In our recent note, “JACK HITS A SPEED BUMP”, we outlined our reasons for turning cautious on the stock given its outperformance versus the S&P 500 YTD. Qdoba’s disappointing performance was the key factor that moved us to change our stance following 2QFY13 earnings results.
Qdoba Issues Not Transient
Having dedicated further time to Jack in the Box, since the May 15th earnings release, we have come to the conclusion that the issues facing Qdoba are most likely related to the location of its stores than a lack of brand acceptance among consumers. Tim Casey, the new president of Qdoba, was hired in March 2013 and has been given free rein to make the necessary changes to move the concept toward greater profitability and growth.
Over the next three-to-six months, we believe there is a high likelihood that Qdoba restructures its operations by closing stores and, perhaps, exiting certain markets completely. Currently, Qdoba has system stores in 44 states and others in Canada. Of those 44 states, 16 have 5 stores or less and generate lower-than-satisfactory returns due to the unit base being below the critical mass needed to raise brand awareness over the near-term. It’s difficult to say, at this stage, what number of Qdoba stores should comprise the system or which states or markets should be exited, but it is clear that significant changes are needed.
JACK Mgmt More Objective Than Most
Management teams tend to form a strong (almost unconditional) sense of allegiance to their own ideas but we believe that the executives in San Diego will attack the concept’s shortcomings with appropriate rigor.
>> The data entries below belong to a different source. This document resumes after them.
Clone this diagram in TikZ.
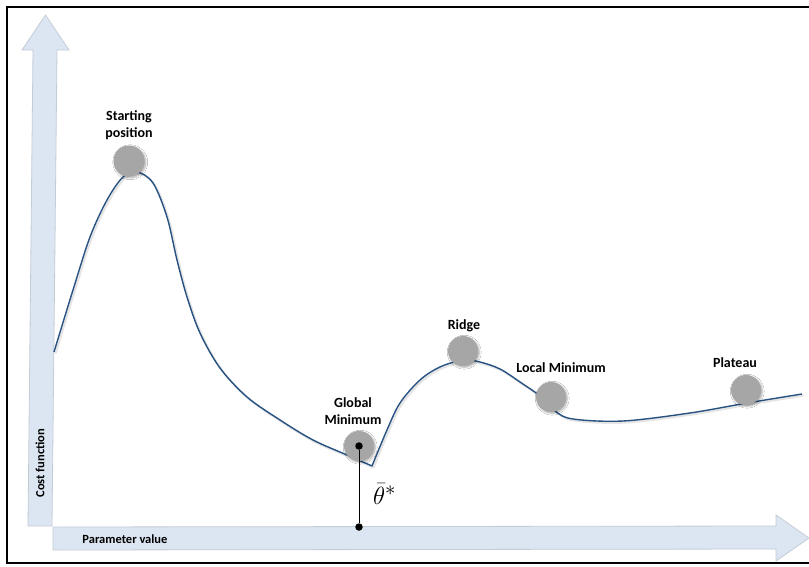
\documentclass[tikz,border=0pt]{standalone}
\usepackage{fontspec}
\setmainfont{Carlito}
\usetikzlibrary{shadows,shadows.blur}
\definecolor{axisfill}{HTML}{DCE6F2}
\definecolor{axisline}{HTML}{C4CCD6}
\definecolor{curveblue}{RGB}{40,82,130}
\definecolor{ballgray}{HTML}{A6A6A6}
\tikzset{
  axisarrow/.style={fill=axisfill, draw=axisline, line width=0.8pt},
  costcurve/.style={draw=curveblue, line width=1.4pt, line join=round},
  curveshadow/.style={draw=black!10, line width=2.2pt, line join=round},
  ball/.style={circle, fill=ballgray, minimum size=30pt, inner sep=0pt,
    blur shadow={shadow xshift=1.2pt, shadow yshift=-1.2pt, shadow blur steps=6, shadow opacity=35}},
  lbl/.style={font=\fontsize{14}{16.5}\selectfont\bfseries, align=center, inner sep=0pt},
  axlbl/.style={font=\fontsize{12.5}{14}\selectfont\bfseries, inner sep=0pt},
  dot/.style={circle, fill=black, minimum size=7.5pt, inner sep=0pt}
}
\begin{document}
\begin{tikzpicture}[x=1pt, y=-1pt]
\useasboundingbox (0,0) rectangle (809,566);
\fill[white] (0,0) rectangle (809,566);
% frame
\draw[black, line width=2pt] (820,7) -- (7,7) -- (7,563) -- (820,563);

% axes
\draw[axisarrow] (28,526) -- (33,50) -- (22,50) -- (45.5,15) -- (69,50) -- (57,50) -- (52,526) -- cycle;
\draw[axisarrow] (53,527) -- (776,526) -- (776,515) -- (809,538) -- (776,561) -- (776,549) -- (53,550) -- cycle;
\node[axlbl, rotate=90] (ylab) at (40,463) {Cost function};
\node[axlbl] (xlab) at (125,539) {Parameter value};

% cost function curve (with soft shadow)
\begin{scope}[xshift=1.5pt, yshift=-1.5pt]
\draw[curveshadow] plot[smooth, tension=0.55] coordinates {(54,352) (73,290) (90,237) (107,200) (123,177) (137,172) (153,183) (167,217) (177,260) (187,297) (200,333) (220,368) (247,397) (280,420) (313,440) (347,455) (372,466)}
  -- plot[smooth, tension=0.55] coordinates {(372,466) (387,430) (400,403) (420,380) (440,367) (463,360) (480,362) (500,369) (520,382) (540,396) (555,411) (573,419) (623,421) (690,413) (747,403) (802,394)};
\end{scope}
\draw[costcurve] plot[smooth, tension=0.55] coordinates {(54,352) (73,290) (90,237) (107,200) (123,177) (137,172) (153,183) (167,217) (177,260) (187,297) (200,333) (220,368) (247,397) (280,420) (313,440) (347,455) (372,466)}
  -- plot[smooth, tension=0.55] coordinates {(372,466) (387,430) (400,403) (420,380) (440,367) (463,360) (480,362) (500,369) (520,382) (540,396) (555,411) (573,419) (623,421) (690,413) (747,403) (802,394)};

% balls
\node[ball, minimum size=31pt] (start) at (129,161) {};
\node[ball] (global) at (359,446) {};
\node[ball] (ridge) at (463,351) {};
\node[ball] (local) at (551,397) {};
\node[ball] (plateau) at (746,390) {};

% labels
\node[lbl] (startlbl) at (129,125) {Starting\\position};
\node[lbl] (globallbl) at (353,411) {Global\\Minimum};
\node[lbl] (ridgelbl) at (464,326) {Ridge};
\node[lbl] (locallbl) at (561,368) {Local Minimum};
\node[lbl] (plateaulbl) at (735,363) {Plateau};

% optimum marker
\node[dot] (opt) at (359,446) {};
\node[dot] (optx) at (359,527) {};
\draw[black, line width=0.6pt] (opt) -- (optx);
\node[anchor=west, inner sep=0pt, font=\fontsize{31}{33}\selectfont] (theta) at (373,494) {$\bar{\theta}^{*}$};
\end{tikzpicture}
\end{document}
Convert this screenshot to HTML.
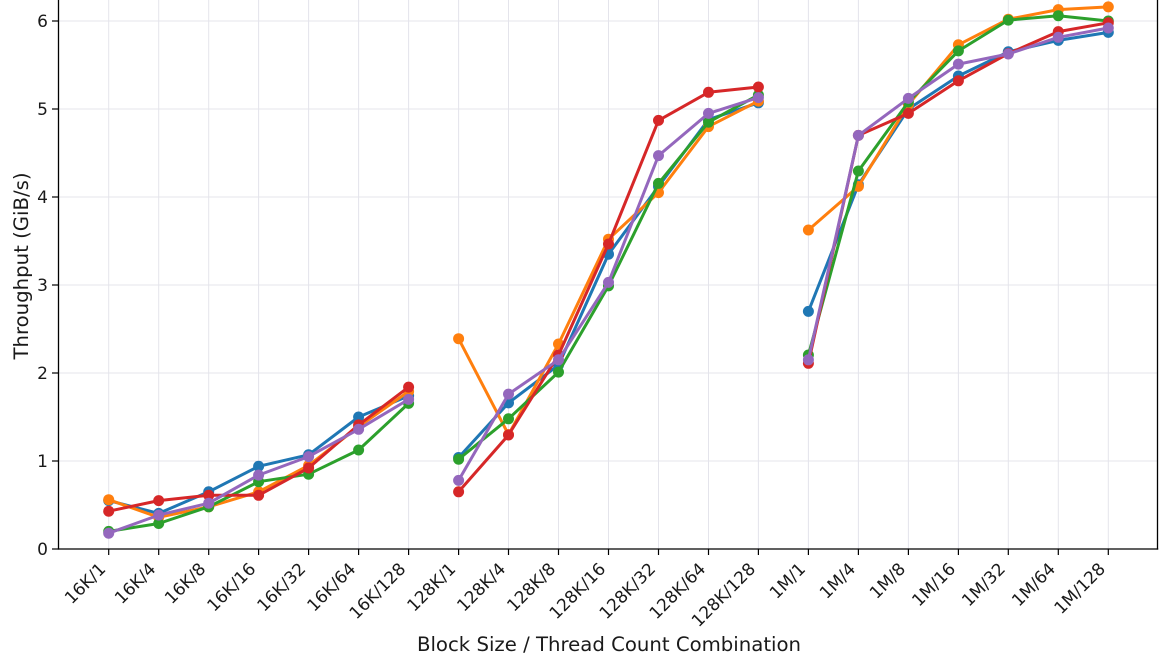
<!DOCTYPE html>
<html>
<head>
<meta charset="utf-8">
<style>
  html, body { margin: 0; padding: 0; background: #ffffff; }
  body { width: 1170px; height: 663px; overflow: hidden; }
  svg { display: block; }
  text { font-family: "DejaVu Sans", "Liberation Sans", sans-serif; fill: #1a1a1a; }
</style>
</head>
<body>
<svg width="1170" height="663" viewBox="0 0 1170 663" xmlns="http://www.w3.org/2000/svg">
  <defs>
    <marker id="mb" markerUnits="userSpaceOnUse" markerWidth="14" markerHeight="14" refX="7" refY="7" overflow="visible"><circle cx="7" cy="7" r="5.5" fill="#1f77b4"/></marker>
    <marker id="mo" markerUnits="userSpaceOnUse" markerWidth="14" markerHeight="14" refX="7" refY="7" overflow="visible"><circle cx="7" cy="7" r="5.5" fill="#ff7f0e"/></marker>
    <marker id="mg" markerUnits="userSpaceOnUse" markerWidth="14" markerHeight="14" refX="7" refY="7" overflow="visible"><circle cx="7" cy="7" r="5.5" fill="#2ca02c"/></marker>
    <marker id="mr" markerUnits="userSpaceOnUse" markerWidth="14" markerHeight="14" refX="7" refY="7" overflow="visible"><circle cx="7" cy="7" r="5.5" fill="#d62728"/></marker>
    <marker id="mp" markerUnits="userSpaceOnUse" markerWidth="14" markerHeight="14" refX="7" refY="7" overflow="visible"><circle cx="7" cy="7" r="5.5" fill="#9467bd"/></marker>
  </defs>

  <!-- grid -->
  <g stroke="#e4e4eb" stroke-width="1">
    <line x1="108.7" y1="0" x2="108.7" y2="549"/>
    <line x1="158.7" y1="0" x2="158.7" y2="549"/>
    <line x1="208.7" y1="0" x2="208.7" y2="549"/>
    <line x1="258.6" y1="0" x2="258.6" y2="549"/>
    <line x1="308.6" y1="0" x2="308.6" y2="549"/>
    <line x1="358.6" y1="0" x2="358.6" y2="549"/>
    <line x1="408.6" y1="0" x2="408.6" y2="549"/>
    <line x1="458.6" y1="0" x2="458.6" y2="549"/>
    <line x1="508.5" y1="0" x2="508.5" y2="549"/>
    <line x1="558.5" y1="0" x2="558.5" y2="549"/>
    <line x1="608.5" y1="0" x2="608.5" y2="549"/>
    <line x1="658.5" y1="0" x2="658.5" y2="549"/>
    <line x1="708.5" y1="0" x2="708.5" y2="549"/>
    <line x1="758.4" y1="0" x2="758.4" y2="549"/>
    <line x1="808.4" y1="0" x2="808.4" y2="549"/>
    <line x1="858.4" y1="0" x2="858.4" y2="549"/>
    <line x1="908.4" y1="0" x2="908.4" y2="549"/>
    <line x1="958.4" y1="0" x2="958.4" y2="549"/>
    <line x1="1008.3" y1="0" x2="1008.3" y2="549"/>
    <line x1="1058.3" y1="0" x2="1058.3" y2="549"/>
    <line x1="1108.3" y1="0" x2="1108.3" y2="549"/>
    <line x1="58" y1="461" x2="1158" y2="461"/>
    <line x1="58" y1="373" x2="1158" y2="373"/>
    <line x1="58" y1="285" x2="1158" y2="285"/>
    <line x1="58" y1="197" x2="1158" y2="197"/>
    <line x1="58" y1="109" x2="1158" y2="109"/>
    <line x1="58" y1="21" x2="1158" y2="21"/>
  </g>

  <!-- series -->
  <g fill="none" stroke-width="3" stroke-linejoin="round" stroke-linecap="round">
    <!-- blue -->
    <g stroke="#1f77b4" marker-start="url(#mb)" marker-mid="url(#mb)" marker-end="url(#mb)">
      <polyline points="108.7,500.6 158.7,513.4 208.7,491.8 258.6,466.3 308.6,454.8 358.6,417 408.6,395.9"/>
      <polyline points="458.6,457.5 508.5,402.9 558.5,365.1 608.5,254.2 658.5,186.4 708.5,119.6 758.4,102.8"/>
      <polyline points="808.4,311.4 858.4,184.7 908.4,109 958.4,76 1008.3,51.8 1058.3,40.4 1108.3,32.4"/>
    </g>
    <!-- orange -->
    <g stroke="#ff7f0e" marker-start="url(#mo)" marker-mid="url(#mo)" marker-end="url(#mo)">
      <polyline points="108.7,499.7 158.7,517.3 208.7,506.8 258.6,491.8 308.6,465.4 358.6,426.7 408.6,391.5"/>
      <polyline points="458.6,338.7 508.5,434.6 558.5,344 608.5,239.2 658.5,192.6 708.5,126.6 758.4,101.1"/>
      <polyline points="808.4,230 858.4,186.4 908.4,104.6 958.4,44.8 1008.3,19.2 1058.3,9.6 1108.3,6.9"/>
    </g>
    <!-- green -->
    <g stroke="#2ca02c" marker-start="url(#mg)" marker-mid="url(#mg)" marker-end="url(#mg)">
      <polyline points="108.7,531.4 158.7,523.5 208.7,506.8 258.6,481.7 308.6,474.2 358.6,450 408.6,403.4"/>
      <polyline points="458.6,459.2 508.5,418.8 558.5,372.1 608.5,285.9 658.5,183.4 708.5,122.2 758.4,95"/>
      <polyline points="808.4,355 858.4,171 908.4,102 958.4,50.9 1008.3,20.1 1058.3,15.7 1108.3,21"/>
    </g>
    <!-- red -->
    <g stroke="#d62728" marker-start="url(#mr)" marker-mid="url(#mr)" marker-end="url(#mr)">
      <polyline points="108.7,511.2 158.7,500.6 208.7,495.3 258.6,495.3 308.6,468 358.6,424.9 408.6,387.1"/>
      <polyline points="458.6,491.8 508.5,435 558.5,355 608.5,244 658.5,120.4 708.5,92.3 758.4,87"/>
      <polyline points="808.4,363.3 858.4,135.4 908.4,113.4 958.4,80.8 1008.3,53.6 1058.3,31.6 1108.3,22.8"/>
    </g>
    <!-- purple -->
    <g stroke="#9467bd" marker-start="url(#mp)" marker-mid="url(#mp)" marker-end="url(#mp)">
      <polyline points="108.7,533.2 158.7,515.1 208.7,503.2 258.6,475.1 308.6,456.6 358.6,429.3 408.6,399.4"/>
      <polyline points="458.6,480.4 508.5,394.1 558.5,359.8 608.5,282.4 658.5,155.6 708.5,113.4 758.4,97.6"/>
      <polyline points="808.4,359.8 858.4,135.4 908.4,98.4 958.4,64.1 1008.3,54 1058.3,37.3 1108.3,28"/>
    </g>
  </g>

  <!-- spines -->
  <g stroke="#000" stroke-width="1.3" fill="none">
    <line x1="58.5" y1="0" x2="58.5" y2="549.6"/>
    <line x1="1157.5" y1="0" x2="1157.5" y2="549.6"/>
    <line x1="57.8" y1="549" x2="1158.2" y2="549"/>
  </g>

  <!-- y ticks -->
  <g stroke="#000" stroke-width="1.2">
    <line x1="52" y1="549" x2="58" y2="549"/>
    <line x1="52" y1="461" x2="58" y2="461"/>
    <line x1="52" y1="373" x2="58" y2="373"/>
    <line x1="52" y1="285" x2="58" y2="285"/>
    <line x1="52" y1="197" x2="58" y2="197"/>
    <line x1="52" y1="109" x2="58" y2="109"/>
    <line x1="52" y1="21" x2="58" y2="21"/>
  </g>
  <g font-size="17" text-anchor="end">
    <text x="48" y="555.2">0</text>
    <text x="48" y="467.2">1</text>
    <text x="48" y="379.2">2</text>
    <text x="48" y="291.2">3</text>
    <text x="48" y="203.2">4</text>
    <text x="48" y="115.2">5</text>
    <text x="48" y="27.2">6</text>
  </g>

  <!-- x ticks -->
  <g stroke="#000" stroke-width="1.2">
    <line x1="108.7" y1="549" x2="108.7" y2="555"/>
    <line x1="158.7" y1="549" x2="158.7" y2="555"/>
    <line x1="208.7" y1="549" x2="208.7" y2="555"/>
    <line x1="258.6" y1="549" x2="258.6" y2="555"/>
    <line x1="308.6" y1="549" x2="308.6" y2="555"/>
    <line x1="358.6" y1="549" x2="358.6" y2="555"/>
    <line x1="408.6" y1="549" x2="408.6" y2="555"/>
    <line x1="458.6" y1="549" x2="458.6" y2="555"/>
    <line x1="508.5" y1="549" x2="508.5" y2="555"/>
    <line x1="558.5" y1="549" x2="558.5" y2="555"/>
    <line x1="608.5" y1="549" x2="608.5" y2="555"/>
    <line x1="658.5" y1="549" x2="658.5" y2="555"/>
    <line x1="708.5" y1="549" x2="708.5" y2="555"/>
    <line x1="758.4" y1="549" x2="758.4" y2="555"/>
    <line x1="808.4" y1="549" x2="808.4" y2="555"/>
    <line x1="858.4" y1="549" x2="858.4" y2="555"/>
    <line x1="908.4" y1="549" x2="908.4" y2="555"/>
    <line x1="958.4" y1="549" x2="958.4" y2="555"/>
    <line x1="1008.3" y1="549" x2="1008.3" y2="555"/>
    <line x1="1058.3" y1="549" x2="1058.3" y2="555"/>
    <line x1="1108.3" y1="549" x2="1108.3" y2="555"/>
  </g>
  <g font-size="17" text-anchor="end">
    <text x="106.7" y="570" transform="rotate(-45 106.7 570)">16K/1</text>
    <text x="156.7" y="570" transform="rotate(-45 156.7 570)">16K/4</text>
    <text x="206.7" y="570" transform="rotate(-45 206.7 570)">16K/8</text>
    <text x="256.6" y="570" transform="rotate(-45 256.6 570)">16K/16</text>
    <text x="306.6" y="570" transform="rotate(-45 306.6 570)">16K/32</text>
    <text x="356.6" y="570" transform="rotate(-45 356.6 570)">16K/64</text>
    <text x="406.6" y="570" transform="rotate(-45 406.6 570)">16K/128</text>
    <text x="456.6" y="570" transform="rotate(-45 456.6 570)">128K/1</text>
    <text x="506.5" y="570" transform="rotate(-45 506.5 570)">128K/4</text>
    <text x="556.5" y="570" transform="rotate(-45 556.5 570)">128K/8</text>
    <text x="606.5" y="570" transform="rotate(-45 606.5 570)">128K/16</text>
    <text x="656.5" y="570" transform="rotate(-45 656.5 570)">128K/32</text>
    <text x="706.5" y="570" transform="rotate(-45 706.5 570)">128K/64</text>
    <text x="756.4" y="570" transform="rotate(-45 756.4 570)">128K/128</text>
    <text x="806.4" y="570" transform="rotate(-45 806.4 570)">1M/1</text>
    <text x="856.4" y="570" transform="rotate(-45 856.4 570)">1M/4</text>
    <text x="906.4" y="570" transform="rotate(-45 906.4 570)">1M/8</text>
    <text x="956.4" y="570" transform="rotate(-45 956.4 570)">1M/16</text>
    <text x="1006.3" y="570" transform="rotate(-45 1006.3 570)">1M/32</text>
    <text x="1056.3" y="570" transform="rotate(-45 1056.3 570)">1M/64</text>
    <text x="1106.3" y="570" transform="rotate(-45 1106.3 570)">1M/128</text>
  </g>

  <!-- axis labels -->
  <text x="609" y="651" font-size="19.7" text-anchor="middle">Block Size / Thread Count Combination</text>
  <text x="28" y="266" font-size="19.7" text-anchor="middle" transform="rotate(-90 28 266)">Throughput (GiB/s)</text>
</svg>
</body>
</html>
From early 2012 until last week, we had described Qdoba as a call option for shareholders given the concept’s long-term growth potential. We still believe the upside potential in the stock, due to Qdoba’s growth potential, is perhaps 30% or more, but our confidence in shareholders realizing that return over the next three years has diminished.
If or when the company moves to restructure Qdoba, we believe the impact on the stock could be a negative over the short-term but, ultimately, the decision will pave the way for the brand’s profitability to be improved, allowing investors to become more confident in assigning it a growth multiple.